Car manufacturer BMW has taken further steps in defining its blockchain strategy with the announcement of a new startup accelerator program.
Two were picked from a category specifically for blockchain startups. With this move, BMW hopes to streamline its “blockchain strategy.”
The first of the two blockchain-based proposals came from Supermoney, which is creating a new digital wallet. It claims to provide a platform for customers to buy online and in-store using QR codes.
The second comes from Bloom, which uses blockchain’s encryption principles to verify customer identity and credit history without storing the raw data on a localized server.
These, along with the other four startups, will be part the 10-week long accelerator program, known as the “BMW Financial Services Collaboration Lab.” Unfortunately, the auto-maker stopped short of clarifying precisely how things will progress once the Collaboration Lab campaign is over. It is also unclear if BMW will adopt the tech in its suite of tools and services.
Thee participants were announced last week, but it seems the post flew under the radar.
It’s worth pointing out that BMW Financial Services is the specific branch of the BMW Group responsible for the delivery of accounting, leasing, and financing products to other BMW brands.
Bearing that in mind, along with the nature of the two proposals, it would appear that BMW’s blockchain strategy – for the near future at least – is focused on applying the tech the financial side of its business.
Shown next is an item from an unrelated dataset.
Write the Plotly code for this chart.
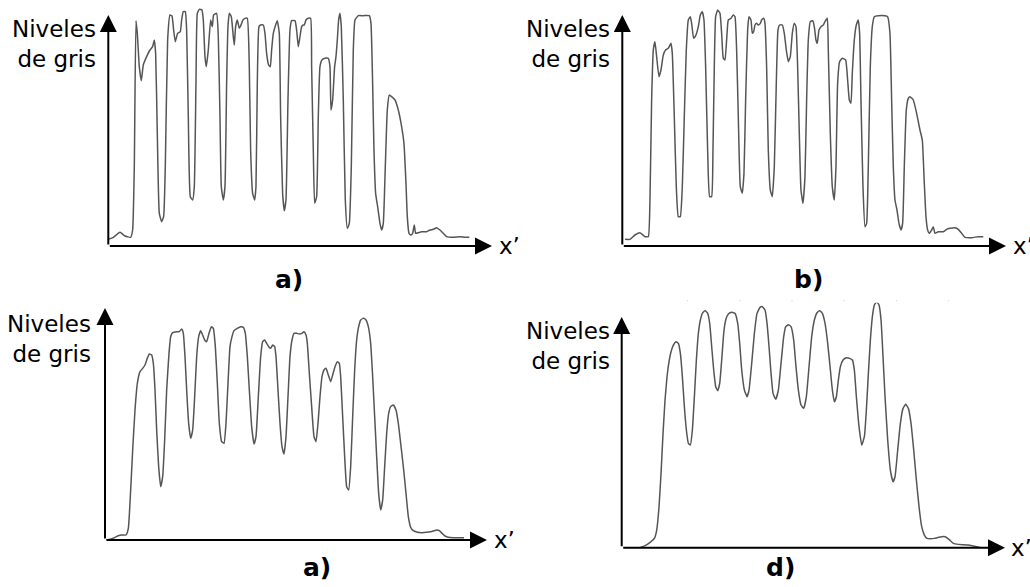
import plotly.graph_objects as go

W, H = 1030, 587

# ---------------- data (position along x', grey level) ----------------
# panel a) top-left
pa_x = [0,15,35,50,67,73,78,83,87,93,99,105,115,125,133,138,142,147,153,160,166,171,178,185,191,196,201,208,216,220,225,231,235,240,246,253,258,263,267,273,281,285,290,294,300,307,312,316,325,330,335,339,345,350,355,359,363,369,375,378,382,387,393,397,404,410,417,423,427,433,439,443,447,452,457,465,470,475,481,486,490,495,502,507,513,517,523,528,533,539,545,550,560,565,570,575,580,585,588,593,600,607,610,615,619,625,630,635,641,650,660,665,668,673,679,683,687,691,695,699,705,711,717,723,729,735,740,750,765,783,788,793,797,802,808,815,820,825,831,837,843,850,860,870,880,887,893,897,902,908,913,918,922,930,940,955,965,975,985,995,1005,1015,1035,1055,1070,1083]
pa_y = [20,26,41,30,26,48,238,676,638,538,496,543,568,588,598,618,578,338,98,73,88,238,618,693,690,648,613,638,643,678,703,703,648,388,148,138,178,488,698,710,708,678,568,538,588,678,658,693,698,628,388,178,138,178,488,658,698,688,628,603,658,678,653,660,678,683,683,538,288,158,138,178,488,658,663,663,638,578,543,538,588,638,663,676,638,388,158,106,138,438,648,676,676,648,598,628,658,663,663,678,683,683,538,288,128,148,388,538,558,563,563,538,408,438,538,568,618,678,698,658,438,138,53,68,238,588,678,691,691,691,668,488,288,158,118,68,48,68,238,408,453,448,438,408,358,308,188,88,38,33,38,63,38,40,43,43,48,50,55,48,38,28,26,28,26,26]

# panel b) top-right
pb_x = [8,23,38,53,68,78,83,88,93,98,103,110,116,123,130,138,146,150,156,162,168,174,180,186,192,198,204,208,214,221,228,234,240,245,250,256,262,268,272,276,280,286,293,298,303,308,313,318,326,333,338,343,348,354,360,365,370,376,380,386,390,394,398,403,408,414,418,424,428,433,438,444,450,456,462,467,472,480,486,492,498,504,510,516,521,526,531,536,542,548,553,558,564,571,576,581,585,590,596,603,608,615,618,624,630,636,641,646,652,660,670,676,681,686,690,696,702,708,712,716,722,728,733,738,744,750,756,768,788,796,803,808,813,818,824,830,836,841,846,852,858,863,873,883,893,900,906,911,916,921,928,933,938,948,963,973,983,998,1008,1018,1028,1048,1068,1083]
pb_y = [20,20,33,40,28,28,138,438,588,613,568,508,528,573,588,593,608,578,388,178,88,88,178,388,588,678,688,668,623,633,658,693,703,678,538,288,148,148,288,538,688,708,698,638,563,558,618,678,683,693,688,588,388,178,158,218,438,648,688,678,638,643,663,668,663,668,678,683,668,538,288,168,148,238,488,648,663,663,638,588,553,568,638,668,658,538,338,168,128,208,438,618,673,676,658,618,608,648,658,663,673,683,588,338,178,138,238,488,553,563,558,498,438,428,518,618,663,678,638,438,178,58,68,238,538,658,688,691,691,688,638,438,238,138,108,68,48,68,238,408,443,448,438,398,348,318,188,88,48,38,48,58,38,43,43,50,53,55,50,38,26,25,28,28]

# panel a) bottom-left
pc_x = [3,15,30,40,50,63,70,77,83,90,97,105,113,120,127,133,140,145,150,155,161,167,173,179,185,192,197,203,215,223,230,235,240,245,251,257,263,269,275,281,287,293,299,305,312,319,325,331,337,343,350,357,363,369,375,381,387,397,407,415,421,427,433,440,447,453,460,467,473,479,485,491,497,503,509,513,519,525,531,537,543,549,555,561,567,575,583,591,597,603,607,613,620,627,633,639,645,651,657,663,670,677,683,690,697,703,707,713,719,725,731,737,743,749,755,761,767,775,783,790,797,803,809,815,821,827,833,839,845,851,857,865,873,880,887,895,903,910,917,925,935,950,965,977,985,995,1003,1011,1020,1030,1045,1060,1077]
pc_y = [0,2,8,13,15,15,35,150,270,390,470,505,515,525,545,558,555,530,450,330,220,160,190,300,450,560,610,622,625,625,633,620,550,450,350,305,330,430,550,610,628,615,600,595,620,640,635,580,470,350,295,290,350,470,580,610,628,635,640,638,620,550,450,340,288,310,430,550,595,600,590,580,575,585,580,550,450,350,280,258,310,430,550,600,620,620,618,620,625,615,590,500,400,310,295,350,430,490,510,515,495,475,495,520,535,530,490,370,250,160,150,220,370,510,600,640,660,665,660,640,590,490,370,250,140,90,120,220,320,380,400,405,390,350,290,220,140,70,38,28,24,22,23,25,27,30,28,20,12,8,7,7,7]

# panel d) bottom-right
pd_x = [55,70,85,98,105,112,118,124,130,136,142,148,155,163,170,176,182,188,194,200,206,212,218,224,230,236,242,250,258,264,270,276,282,288,294,300,306,312,320,330,340,348,354,360,368,376,382,390,398,406,415,422,430,436,442,448,454,462,470,478,486,492,500,508,516,522,530,538,546,554,562,570,578,586,594,602,610,618,626,632,638,644,650,656,664,674,684,692,698,704,712,720,728,734,740,746,752,758,765,772,778,784,790,798,806,814,820,828,836,844,852,860,868,876,884,892,900,908,916,926,938,950,960,970,978,986,995,1010,1025,1040,1055,1075]
pd_y = [0,6,16,28,53,123,223,343,443,513,558,588,608,618,613,583,513,423,353,313,308,353,453,563,643,683,703,711,703,673,603,533,483,471,493,563,643,683,701,706,703,673,613,533,473,453,473,553,643,703,721,723,713,673,603,523,463,445,473,553,633,663,669,663,623,553,473,428,418,453,543,633,683,705,711,703,673,613,533,473,438,453,503,543,563,570,568,563,533,453,363,308,333,413,523,623,693,728,738,728,683,573,453,323,233,198,213,293,373,418,430,418,373,293,203,123,63,38,28,27,28,31,33,33,28,21,13,10,9,8,5,1]

series_x = [pa_x, pb_x, pc_x, pd_x]
series_y = [pa_y, pb_y, pc_y, pd_y]
panel_labels = ["a)", "b)", "a)", "d)"]
y_title = "Niveles<br>de gris"
x_title = "x\u2019"

# ---------------- layout geometry (page pixels) ----------------
geo = [
    dict(ox=108.3, oy=246.0, xend=492, ytip=15, lx=289, ly=280, tx=98, ty=14, xt=497),
    dict(ox=622.3, oy=246.0, xend=1006, ytip=15, lx=808, ly=280, tx=612, ty=14, xt=1011),
    dict(ox=105.0, oy=540.0, xend=487, ytip=308, lx=317, ly=567, tx=93, ty=309, xt=492),
    dict(ox=621.7, oy=547.7, xend=1005, ytip=317, lx=780, ly=567, tx=612, ty=316, xt=1009),
]

FONT = "DejaVu Sans, Verdana, sans-serif"
fig = go.Figure()
layout = dict(width=W, height=H, margin=dict(l=0, r=0, t=0, b=0),
              paper_bgcolor="white", plot_bgcolor="rgba(0,0,0,0)",
              showlegend=False, font=dict(family=FONT, color="black"))
annotations = []
shapes = []

SPAN_W, SPAN_H = 400, 245  # domain size in px; data units are 3 per px

for i, (xs, ys, g, lab) in enumerate(zip(series_x, series_y, geo, panel_labels)):
    n = "" if i == 0 else str(i + 1)
    fig.add_trace(go.Scatter(x=xs, y=ys, mode="lines",
                             line=dict(color="#555555", width=1.5, shape="spline", smoothing=0.4),
                             xaxis="x" + n, yaxis="y" + n, hoverinfo="skip"))
    layout["xaxis" + n] = dict(domain=[g["ox"] / W, (g["ox"] + SPAN_W) / W],
                               range=[0, SPAN_W * 3], visible=False, fixedrange=True,
                               anchor="y" + n)
    layout["yaxis" + n] = dict(domain=[1 - g["oy"] / H, 1 - (g["oy"] - SPAN_H) / H],
                               range=[0, SPAN_H * 3], visible=False, fixedrange=True,
                               anchor="x" + n)
    # x' axis arrow
    annotations.append(dict(xref="paper", yref="paper", x=g["xend"] / W, y=1 - g["oy"] / H,
                            ax=-(g["xend"] - g["ox"]), ay=0, axref="pixel", ayref="pixel",
                            text="", showarrow=True, arrowhead=2, arrowsize=1.7,
                            arrowwidth=2, arrowcolor="black", standoff=0, startstandoff=0))
    # grey-level axis arrow
    annotations.append(dict(xref="paper", yref="paper", x=g["ox"] / W, y=1 - g["ytip"] / H,
                            ax=0, ay=(g["oy"] - g["ytip"]), axref="pixel", ayref="pixel",
                            text="", showarrow=True, arrowhead=2, arrowsize=1.7,
                            arrowwidth=2, arrowcolor="black", standoff=0, startstandoff=0))
    # axis titles
    annotations.append(dict(xref="paper", yref="paper", x=g["tx"] / W, y=1 - g["ty"] / H,
                            xanchor="right", yanchor="top", align="right", showarrow=False,
                            text=y_title, font=dict(size=23, family=FONT, color="black")))
    annotations.append(dict(xref="paper", yref="paper", x=g["xt"] / W, y=1 - g["oy"] / H,
                            xanchor="left", yanchor="middle", showarrow=False,
                            text=x_title, font=dict(size=23, family=FONT, color="black")))
    # panel label
    annotations.append(dict(xref="paper", yref="paper", x=g["lx"] / W, y=1 - g["ly"] / H,
                            xanchor="center", yanchor="middle", showarrow=False,
                            text="<b>" + lab + "</b>", font=dict(size=25, family=FONT, color="black")))

# faint dotted artefact line above panel d
shapes.append(dict(type="line", xref="paper", yref="paper", x0=687 / W, x1=949 / W,
                   y0=1 - 300.7 / H, y1=1 - 300.7 / H,
                   line=dict(color="#d9d9d9", width=1.2, dash="1.2px,51px")))

layout["annotations"] = annotations
layout["shapes"] = shapes
fig.update_layout(**layout)
fig.write_html("out.html", config={"displayModeBar": False},
               post_script="document.body.style.margin='0';document.body.style.overflow='hidden';")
It might be a while longer until the driving experience of a BMW vehicle is impacted directly by blockchain.
That said, back in February BMW Group UK announced an initiative aimed at incentivize drivers of leased or borrowed vehicles to record their mileage in exchange for redeemable tokens.
Blockchain and cryptocurrency is becoming a focus area for global corporate businesses. Microsoft has been making use of the tech to address spam calls in India. While IBM is launching educational courses in India which are struggling to keep up with demand.
Remember, sometimes these kinds of corporate forays aren’t always a success.
(Please note that this piece is not an endorsement of any of the companies mentioned above of their technology.)